Europe

Monkfish are given away for free in Wexford

Seamus O'Flaherty
Image caption Seamus O'Flaherty gave away monkfish at Kilmore Quay

A fisherman in the Irish Republic has given away thousands of euro worth of his catch for free in a protest over a European Union rule that requires fish that are over-quota to be thrown back in the sea.

Seamus O'Flaherty, is the skipper and owner of the Saltees Quest boat.

He gave away monkfish at Kilmore Quay in Wexford on Thursday.

This was after the vessel exceeded its quota of monkfish.

EU regulations stipulate that if a crew of a vessel catches more than their quota, the surplus is discarded at sea.

Mr O'Flaherty said there were "more monkfish in Ireland than ever before".

"My boat is only allowed to catch six tonnes of monkfish a month, but we can catch that in a week," he said.

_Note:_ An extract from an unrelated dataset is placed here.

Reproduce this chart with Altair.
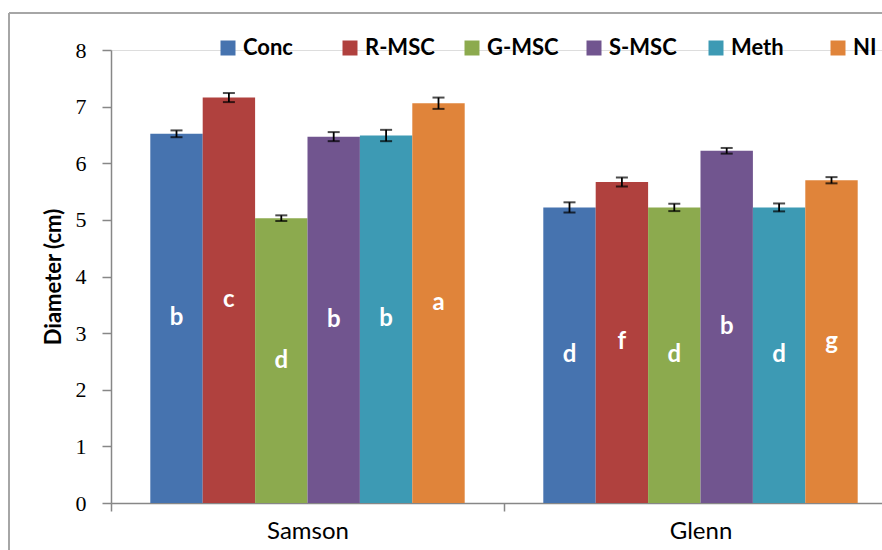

"It would have been worth 15,000 euros to us but it's not about the money, it's a sin to be discarding fish."

'Dumped'

The skipper and his crew collected the fish, sorted them into 130 boxes and left them on Kilmore Quay to be given away free to the public.

The Sea Fisheries Protection Authority (SFPA), the statutory body in the Irish Republic that enforces fishing regulations, condemned the actions of the crew.

Image caption The fish were left on the quay wall for members of the public

In a statement, the SFPA said that if vessels are exceeding their quota, a "prudent response" would be to change "fishing grounds or fishing techniques to try to avoid unwanted catches in the first instance".

"The SFPA officers knew we had a lot of monkfish on board and had warned me I'd be arrested, but I decided to leave the fish on the quay wall and anyone who wanted it could pick it up for free," Mr O'Flaherty added.

"As far as I'm concerned the authorities don't mind seeing it dumped as long as no-one knows about it.

"I wanted to draw attention to what's going on."